Malta Independent Saturday, 31 January 2009, 00:00 Last update: about 13 years ago

Creating a new system to regulate the finances of Europe's best and wealthiest clubs during the global financial crisis is UEFA's top priority in 2009.

European football's governing body said yesterday how to control the debts and spending of clubs which want to play in the lucrative Champions League.

UEFA's other main goals for the year are preparing for the 2012 European Championship and protecting the careers of teenage players, UEFA general secretary David Taylor said.

"It will never be far from the top of the agenda during the course of this year," Taylor said after a two-day meeting of UEFA's executive committee.

"The indications we are getting from the vast majority of clubs are such that in these times of global economic crisis, these initiatives are very well timed."

Taylor said the UEFA executive discussed using fewer than eight stadiums for the Euro 2012 tournament, scheduled to be played in Poland and Ukraine. The preparations have been dogged by delays in stadium, transportation and hotel projects.

Taylor said politicians and officials from Poland and Ukraine presented their progress reports to UEFA at a meeting Wednesday.

UEFA, meanwhile, is determined to stop clubs jeopardizing their future by running up debts.

The executive committee accepted a progress report from an expert team of lawyers, academics and business consultants which is examining options such as salary caps to restrict clubs' spending and limit their debts.

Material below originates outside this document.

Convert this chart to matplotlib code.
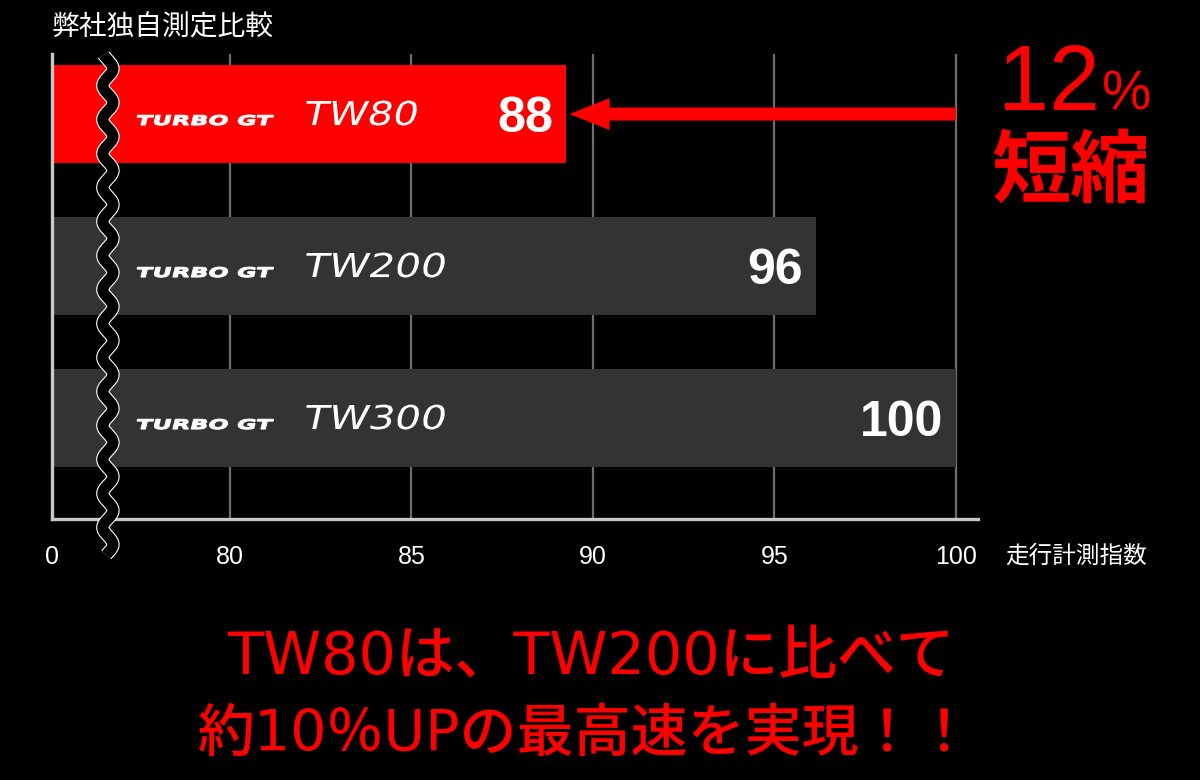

Taylor said the group was working privately before UEFA revealed its preferred option for a system of issuing financial licenses to clubs. Having a license would be a condition of being allowed to play in the Champions League or Europa League, which succeeds the UEFA Cup next season.

"This is obviously a subject which is close to (clubs') hearts," he said. "It is a complex and delicate matter. It will be a consultation. It won't be imposed from above."

UEFA will listen to the views of the European Club Association - an elite group of more than 130 clubs from each of the 53 footballing nations in Europe - which has its first annual assembly 9-10 February in Geneva.

Taylor said UEFA hopes to create a formal licensing panel at a March 9 meeting of its football strategy council, which includes representatives of clubs, European leagues and players' unions.